Escape Velocity Calculator
Enter a body's mass and radius to get the escape velocity in metres per second — plus kilometres per second — and see how gravity sets the speed needed to break free.
Two units at once
Enter the mass and radius and the calculator returns the escape velocity √(2GM / r) in metres per second and the same value in kilometres per second together.
Use SI units
Mass in kilograms and radius in metres give the speed in metres per second — use scientific notation (5.972e24) for very large values.
What is escape velocity?
The speed needed to break free
Escape velocity is the minimum speed an object needs to break free of a celestial body's gravity and never fall back, with no further propulsion. It depends only on the body's mass and the distance from its centre — not on the escaping object's own mass. The escape velocity calculator turns two measurements, the mass in kilograms and the radius in metres, into the speed in metres per second, alongside the same figure in kilometres per second. It is the number behind rocket launches, the reason spacecraft need staged boosters, and why a small moon is far easier to leave than a giant planet.

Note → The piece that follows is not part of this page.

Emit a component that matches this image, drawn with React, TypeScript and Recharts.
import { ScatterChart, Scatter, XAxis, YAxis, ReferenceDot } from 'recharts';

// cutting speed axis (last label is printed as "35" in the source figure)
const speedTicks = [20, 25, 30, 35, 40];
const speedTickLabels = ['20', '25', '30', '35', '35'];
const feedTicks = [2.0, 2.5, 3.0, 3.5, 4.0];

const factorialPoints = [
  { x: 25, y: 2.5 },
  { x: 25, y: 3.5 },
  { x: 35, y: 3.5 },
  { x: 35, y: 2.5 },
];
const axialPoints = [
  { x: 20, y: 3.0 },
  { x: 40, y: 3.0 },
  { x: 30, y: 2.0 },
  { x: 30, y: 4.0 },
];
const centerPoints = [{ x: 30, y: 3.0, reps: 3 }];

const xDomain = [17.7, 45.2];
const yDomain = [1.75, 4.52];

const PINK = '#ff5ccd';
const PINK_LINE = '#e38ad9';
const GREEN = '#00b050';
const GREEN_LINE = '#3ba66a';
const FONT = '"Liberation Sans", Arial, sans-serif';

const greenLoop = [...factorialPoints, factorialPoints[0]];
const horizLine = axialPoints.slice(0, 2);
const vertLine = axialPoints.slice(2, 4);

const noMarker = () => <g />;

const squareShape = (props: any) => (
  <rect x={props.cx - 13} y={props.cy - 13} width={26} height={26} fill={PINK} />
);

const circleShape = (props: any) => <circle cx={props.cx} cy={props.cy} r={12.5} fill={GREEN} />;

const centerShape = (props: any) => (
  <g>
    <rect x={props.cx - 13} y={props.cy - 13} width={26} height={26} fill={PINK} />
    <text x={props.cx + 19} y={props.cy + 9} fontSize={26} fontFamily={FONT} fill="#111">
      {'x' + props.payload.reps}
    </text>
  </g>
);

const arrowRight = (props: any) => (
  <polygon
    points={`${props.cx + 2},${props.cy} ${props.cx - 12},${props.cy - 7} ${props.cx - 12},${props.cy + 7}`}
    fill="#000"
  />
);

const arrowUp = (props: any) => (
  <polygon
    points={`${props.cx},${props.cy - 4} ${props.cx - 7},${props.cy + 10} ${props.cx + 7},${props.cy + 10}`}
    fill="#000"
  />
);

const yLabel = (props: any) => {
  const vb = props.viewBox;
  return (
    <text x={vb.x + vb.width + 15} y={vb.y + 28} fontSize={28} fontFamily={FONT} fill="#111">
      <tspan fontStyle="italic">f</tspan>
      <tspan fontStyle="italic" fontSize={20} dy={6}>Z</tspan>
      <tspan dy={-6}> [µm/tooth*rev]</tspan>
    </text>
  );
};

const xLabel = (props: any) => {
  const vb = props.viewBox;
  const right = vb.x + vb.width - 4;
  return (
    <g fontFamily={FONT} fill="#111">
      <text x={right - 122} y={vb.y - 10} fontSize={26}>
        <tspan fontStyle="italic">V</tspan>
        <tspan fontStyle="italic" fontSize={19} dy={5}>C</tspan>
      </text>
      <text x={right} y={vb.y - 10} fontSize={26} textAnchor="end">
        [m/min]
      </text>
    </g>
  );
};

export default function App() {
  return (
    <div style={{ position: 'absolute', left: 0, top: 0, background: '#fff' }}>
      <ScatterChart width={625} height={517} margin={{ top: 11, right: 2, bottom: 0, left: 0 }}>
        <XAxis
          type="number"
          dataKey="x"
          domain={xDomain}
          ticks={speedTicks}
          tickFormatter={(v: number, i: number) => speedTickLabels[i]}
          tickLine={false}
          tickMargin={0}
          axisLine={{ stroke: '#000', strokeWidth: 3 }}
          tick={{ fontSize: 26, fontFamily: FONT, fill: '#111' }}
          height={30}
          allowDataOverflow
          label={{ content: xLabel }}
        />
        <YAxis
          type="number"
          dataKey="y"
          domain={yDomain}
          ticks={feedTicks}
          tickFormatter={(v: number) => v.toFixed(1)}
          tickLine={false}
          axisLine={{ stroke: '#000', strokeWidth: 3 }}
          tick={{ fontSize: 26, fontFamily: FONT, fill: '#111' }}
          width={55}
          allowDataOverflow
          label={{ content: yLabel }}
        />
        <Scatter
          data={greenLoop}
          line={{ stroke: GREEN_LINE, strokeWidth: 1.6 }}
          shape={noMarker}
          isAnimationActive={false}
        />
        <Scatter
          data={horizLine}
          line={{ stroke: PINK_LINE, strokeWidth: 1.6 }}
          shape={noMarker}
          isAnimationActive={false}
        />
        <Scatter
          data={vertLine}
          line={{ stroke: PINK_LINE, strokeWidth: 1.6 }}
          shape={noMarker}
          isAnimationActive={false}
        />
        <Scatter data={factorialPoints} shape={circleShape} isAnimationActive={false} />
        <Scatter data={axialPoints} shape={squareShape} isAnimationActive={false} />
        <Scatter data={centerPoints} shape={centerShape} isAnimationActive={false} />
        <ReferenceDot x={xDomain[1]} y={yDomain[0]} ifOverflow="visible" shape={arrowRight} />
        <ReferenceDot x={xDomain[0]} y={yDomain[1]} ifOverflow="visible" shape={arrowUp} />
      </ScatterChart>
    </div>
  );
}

Enter a mass in kilograms and a radius in metres to get the escape velocity in metres per second and kilometres per second instantly.
Escape velocity is the square root of twice the gravitational constant times the mass, divided by the radius, and the km/s figure is simply that speed divided by 1000.
v = √(2 × G × M / r)Here G is the gravitational constant, 6.674 30 × 10⁻¹¹ N·m²/kg² (NIST CODATA). The mass M sits inside the square root, so quadrupling the mass only doubles the escape velocity; the radius r is in the denominator, so launching from farther out actually lowers the speed needed. Use kilograms and metres and the speed comes back in metres per second, which we also report in kilometres per second.
Suppose we want Earth's surface escape velocity, using a mass of 5.972e24 kg and a radius of 6.371e6 m.
Multiply 2 × G × M
2 × 6.6743e-11 × 5.972e24 ≈ 7.973e14 — twice the gravitational pull factor.
Divide by the radius
7.973e14 / 6.371e6 ≈ 1.2515e8 — the squared escape speed.
Take the square root
√(1.2515e8) ≈ 11,186 m/s — the escape velocity. Dividing by 1000 gives about 11.19 km/s.
The escape velocity tells you how fast an object must be moving, in any direction away from the body's surface, to escape its gravity forever without a continuous push. Earth's 11,186 m/s (about 40,270 km/h) is why orbital rockets are so large — they must reach orbital speed and then more to leave entirely. The Moon, with far less mass, needs only about 2,375 m/s, which is why the Apollo ascent module could lift off on a small engine. Jupiter, by contrast, demands roughly 60,200 m/s. The crucial insight is that mass and radius pull in opposite directions: more mass raises the escape velocity, but a larger radius lowers it, because gravity weakens with distance from the centre. That is why escape velocity from a planet's surface differs from escape velocity at the top of its atmosphere, and why a dense, compact body can demand a far higher speed than a diffuse one of the same mass.
The formula is exact for an idealised body, but a couple of practical points are worth keeping in mind.
Idealised body and consistent units
This calculator assumes a spherically symmetric, non-rotating body and ignores atmospheric drag, the pull of nearby bodies, and relativistic effects, which only matter near the speed of light. It also gives the speed for an unpowered projectile, not a rocket under continuous thrust. Keep your units consistent — kilograms for mass and metres for radius — or the metres per second will be wrong.